** Start SUPPLIED ENTRIES **
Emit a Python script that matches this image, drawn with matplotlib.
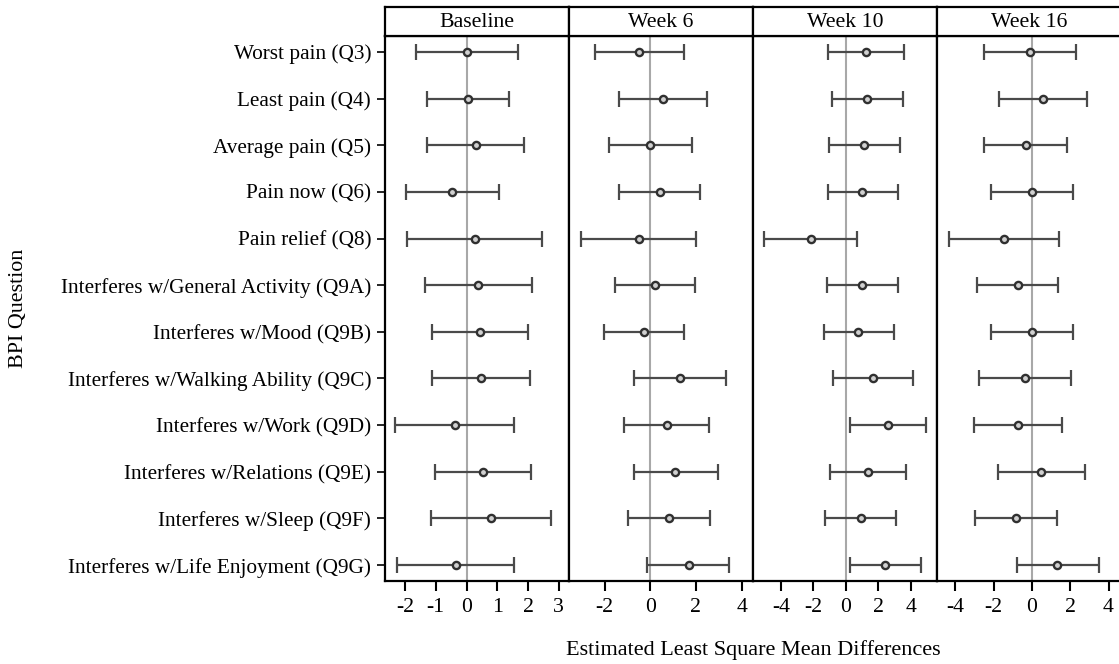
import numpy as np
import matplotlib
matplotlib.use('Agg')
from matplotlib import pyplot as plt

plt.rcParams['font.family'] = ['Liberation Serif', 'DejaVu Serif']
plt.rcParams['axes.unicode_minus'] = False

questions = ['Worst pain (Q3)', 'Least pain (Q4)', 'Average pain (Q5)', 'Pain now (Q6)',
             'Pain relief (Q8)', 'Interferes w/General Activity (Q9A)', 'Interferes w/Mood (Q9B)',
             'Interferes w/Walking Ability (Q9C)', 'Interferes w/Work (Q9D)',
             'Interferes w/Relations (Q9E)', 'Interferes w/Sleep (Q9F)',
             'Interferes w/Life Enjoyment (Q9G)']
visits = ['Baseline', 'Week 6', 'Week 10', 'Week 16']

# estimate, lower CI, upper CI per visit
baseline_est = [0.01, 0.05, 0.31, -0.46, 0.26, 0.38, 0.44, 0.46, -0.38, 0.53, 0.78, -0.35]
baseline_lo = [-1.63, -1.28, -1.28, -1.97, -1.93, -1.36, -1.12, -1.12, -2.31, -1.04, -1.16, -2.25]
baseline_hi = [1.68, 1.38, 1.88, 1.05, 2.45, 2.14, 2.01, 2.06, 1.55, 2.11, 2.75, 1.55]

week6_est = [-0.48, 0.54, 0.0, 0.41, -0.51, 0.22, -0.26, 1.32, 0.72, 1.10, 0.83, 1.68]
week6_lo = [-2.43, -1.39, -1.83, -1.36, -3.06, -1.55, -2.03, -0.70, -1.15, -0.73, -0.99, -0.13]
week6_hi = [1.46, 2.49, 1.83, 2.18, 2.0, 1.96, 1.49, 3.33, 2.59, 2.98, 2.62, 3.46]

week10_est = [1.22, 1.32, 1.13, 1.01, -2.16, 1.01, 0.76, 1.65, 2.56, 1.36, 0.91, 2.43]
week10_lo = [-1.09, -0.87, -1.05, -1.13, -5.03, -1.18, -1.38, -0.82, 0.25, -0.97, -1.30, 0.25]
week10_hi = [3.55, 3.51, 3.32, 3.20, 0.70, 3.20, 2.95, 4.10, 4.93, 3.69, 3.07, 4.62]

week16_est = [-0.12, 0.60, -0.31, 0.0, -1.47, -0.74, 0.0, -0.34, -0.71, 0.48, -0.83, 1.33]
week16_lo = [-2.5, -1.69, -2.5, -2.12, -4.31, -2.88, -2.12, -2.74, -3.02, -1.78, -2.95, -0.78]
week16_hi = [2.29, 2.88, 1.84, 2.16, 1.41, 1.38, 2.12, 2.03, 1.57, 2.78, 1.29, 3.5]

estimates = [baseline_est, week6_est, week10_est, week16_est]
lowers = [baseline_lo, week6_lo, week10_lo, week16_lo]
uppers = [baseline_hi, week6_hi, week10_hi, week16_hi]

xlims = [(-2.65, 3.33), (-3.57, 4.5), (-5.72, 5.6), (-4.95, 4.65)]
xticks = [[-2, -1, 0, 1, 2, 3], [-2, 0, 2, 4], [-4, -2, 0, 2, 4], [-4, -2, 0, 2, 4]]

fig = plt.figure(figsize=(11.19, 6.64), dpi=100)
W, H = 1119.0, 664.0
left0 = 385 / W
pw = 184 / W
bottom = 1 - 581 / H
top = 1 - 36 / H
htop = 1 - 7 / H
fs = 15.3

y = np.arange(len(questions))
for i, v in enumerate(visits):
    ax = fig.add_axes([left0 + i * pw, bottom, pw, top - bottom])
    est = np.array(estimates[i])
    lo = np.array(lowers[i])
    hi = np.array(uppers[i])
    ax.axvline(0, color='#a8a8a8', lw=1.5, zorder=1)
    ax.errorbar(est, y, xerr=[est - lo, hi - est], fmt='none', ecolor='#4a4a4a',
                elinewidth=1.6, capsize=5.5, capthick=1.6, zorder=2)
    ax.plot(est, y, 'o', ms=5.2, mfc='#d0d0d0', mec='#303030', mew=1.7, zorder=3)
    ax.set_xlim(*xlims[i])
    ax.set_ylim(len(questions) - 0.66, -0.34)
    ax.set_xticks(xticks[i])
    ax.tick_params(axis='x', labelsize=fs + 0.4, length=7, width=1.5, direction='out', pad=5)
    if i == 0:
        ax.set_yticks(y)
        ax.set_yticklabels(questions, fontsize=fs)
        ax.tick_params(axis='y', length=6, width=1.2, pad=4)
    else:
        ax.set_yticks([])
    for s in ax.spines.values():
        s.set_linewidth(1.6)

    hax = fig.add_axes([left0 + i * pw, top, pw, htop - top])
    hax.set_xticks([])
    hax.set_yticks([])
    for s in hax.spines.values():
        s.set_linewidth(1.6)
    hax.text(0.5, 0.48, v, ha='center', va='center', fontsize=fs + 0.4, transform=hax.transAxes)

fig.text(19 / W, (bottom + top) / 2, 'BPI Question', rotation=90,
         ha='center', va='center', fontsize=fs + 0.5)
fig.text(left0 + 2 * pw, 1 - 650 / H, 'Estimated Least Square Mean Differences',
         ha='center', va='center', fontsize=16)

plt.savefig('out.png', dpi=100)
** End SUPPLIED ENTRIES **
** Start SUPPLIED ENTRIES **
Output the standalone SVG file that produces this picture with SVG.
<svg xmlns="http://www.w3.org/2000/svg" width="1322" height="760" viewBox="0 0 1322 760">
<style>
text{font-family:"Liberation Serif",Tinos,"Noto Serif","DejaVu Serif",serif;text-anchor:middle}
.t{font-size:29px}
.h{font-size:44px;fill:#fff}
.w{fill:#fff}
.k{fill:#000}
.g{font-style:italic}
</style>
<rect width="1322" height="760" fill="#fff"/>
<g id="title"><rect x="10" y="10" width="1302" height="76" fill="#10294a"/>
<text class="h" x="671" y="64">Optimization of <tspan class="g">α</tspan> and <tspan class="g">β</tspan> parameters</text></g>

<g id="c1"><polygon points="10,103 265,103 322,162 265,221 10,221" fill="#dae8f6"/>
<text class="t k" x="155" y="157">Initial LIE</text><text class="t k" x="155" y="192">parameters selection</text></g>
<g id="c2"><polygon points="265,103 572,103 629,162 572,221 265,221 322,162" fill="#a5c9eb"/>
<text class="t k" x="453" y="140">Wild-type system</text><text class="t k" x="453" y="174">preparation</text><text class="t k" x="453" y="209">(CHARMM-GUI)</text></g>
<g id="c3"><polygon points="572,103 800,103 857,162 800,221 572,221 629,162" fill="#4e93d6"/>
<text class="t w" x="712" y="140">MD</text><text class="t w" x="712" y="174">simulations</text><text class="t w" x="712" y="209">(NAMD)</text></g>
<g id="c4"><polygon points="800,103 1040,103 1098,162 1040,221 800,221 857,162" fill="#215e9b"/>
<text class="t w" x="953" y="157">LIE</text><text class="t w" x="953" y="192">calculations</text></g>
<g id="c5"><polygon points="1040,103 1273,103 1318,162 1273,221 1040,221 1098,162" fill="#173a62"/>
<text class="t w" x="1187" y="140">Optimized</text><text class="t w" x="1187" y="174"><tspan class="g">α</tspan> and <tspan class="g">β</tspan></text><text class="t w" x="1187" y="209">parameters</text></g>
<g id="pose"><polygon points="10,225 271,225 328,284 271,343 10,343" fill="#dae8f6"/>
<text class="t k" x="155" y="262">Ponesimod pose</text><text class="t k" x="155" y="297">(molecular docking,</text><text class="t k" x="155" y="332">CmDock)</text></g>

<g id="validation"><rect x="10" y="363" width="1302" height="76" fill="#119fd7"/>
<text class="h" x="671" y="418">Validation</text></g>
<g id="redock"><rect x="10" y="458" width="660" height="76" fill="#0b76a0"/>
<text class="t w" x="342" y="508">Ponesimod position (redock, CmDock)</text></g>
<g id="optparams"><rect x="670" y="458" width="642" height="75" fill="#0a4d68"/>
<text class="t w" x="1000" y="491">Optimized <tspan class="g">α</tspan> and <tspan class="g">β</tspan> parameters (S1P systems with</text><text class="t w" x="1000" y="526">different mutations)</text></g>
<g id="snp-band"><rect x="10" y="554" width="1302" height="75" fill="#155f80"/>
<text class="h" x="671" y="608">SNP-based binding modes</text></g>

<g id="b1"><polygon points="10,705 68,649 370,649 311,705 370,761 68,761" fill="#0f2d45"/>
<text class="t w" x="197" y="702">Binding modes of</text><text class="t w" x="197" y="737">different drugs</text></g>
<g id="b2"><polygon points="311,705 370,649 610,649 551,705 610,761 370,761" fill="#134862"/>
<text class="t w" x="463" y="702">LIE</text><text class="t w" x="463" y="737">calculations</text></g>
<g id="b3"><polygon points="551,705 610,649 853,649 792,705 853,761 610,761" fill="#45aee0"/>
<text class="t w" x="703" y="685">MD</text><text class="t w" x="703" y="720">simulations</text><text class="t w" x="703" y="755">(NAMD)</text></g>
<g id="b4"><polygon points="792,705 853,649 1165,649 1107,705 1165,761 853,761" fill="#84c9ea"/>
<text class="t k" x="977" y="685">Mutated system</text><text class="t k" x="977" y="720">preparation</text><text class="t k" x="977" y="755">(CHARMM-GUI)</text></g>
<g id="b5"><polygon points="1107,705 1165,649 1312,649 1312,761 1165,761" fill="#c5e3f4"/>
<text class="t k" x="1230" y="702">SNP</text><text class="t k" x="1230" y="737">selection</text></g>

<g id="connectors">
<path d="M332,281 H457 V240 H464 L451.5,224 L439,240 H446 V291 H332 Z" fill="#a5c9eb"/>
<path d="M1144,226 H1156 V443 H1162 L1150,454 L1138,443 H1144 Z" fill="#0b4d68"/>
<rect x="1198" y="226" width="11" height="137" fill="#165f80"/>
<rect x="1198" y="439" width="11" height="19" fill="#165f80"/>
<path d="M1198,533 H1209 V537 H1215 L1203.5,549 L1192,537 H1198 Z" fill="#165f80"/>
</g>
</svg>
** End SUPPLIED ENTRIES **
** Start SUPPLIED ENTRIES **
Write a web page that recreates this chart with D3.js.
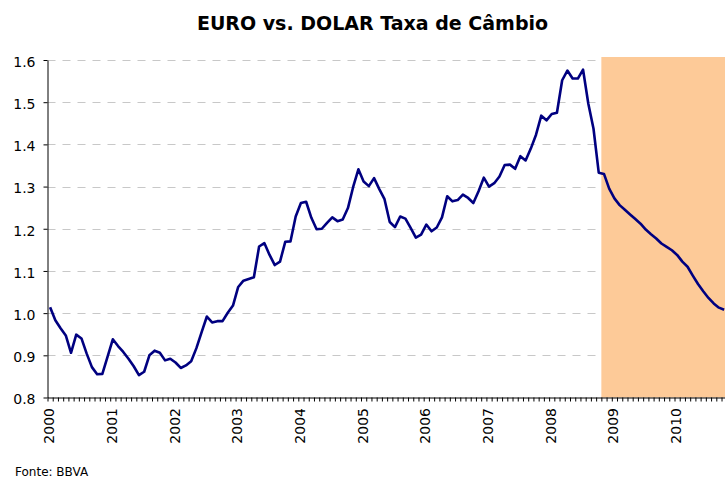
** End SUPPLIED ENTRIES **
[WORK REQUIRED]
Your task is to transcribe exactly the lines starting at the line that contains "Emit a Python" and ending at the line that contains "visits = ['Baseline', 'Week", both included. Leave out the pictures.

[RESULT OF THIS EXERCISE]
Emit a Python script that matches this image, drawn with matplotlib.
import numpy as np
import matplotlib
matplotlib.use('Agg')
from matplotlib import pyplot as plt

plt.rcParams['font.family'] = ['Liberation Serif', 'DejaVu Serif']
plt.rcParams['axes.unicode_minus'] = False

questions = ['Worst pain (Q3)', 'Least pain (Q4)', 'Average pain (Q5)', 'Pain now (Q6)',
             'Pain relief (Q8)', 'Interferes w/General Activity (Q9A)', 'Interferes w/Mood (Q9B)',
             'Interferes w/Walking Ability (Q9C)', 'Interferes w/Work (Q9D)',
             'Interferes w/Relations (Q9E)', 'Interferes w/Sleep (Q9F)',
             'Interferes w/Life Enjoyment (Q9G)']
visits = ['Baseline', 'Week 6', 'Week 10', 'Week 16']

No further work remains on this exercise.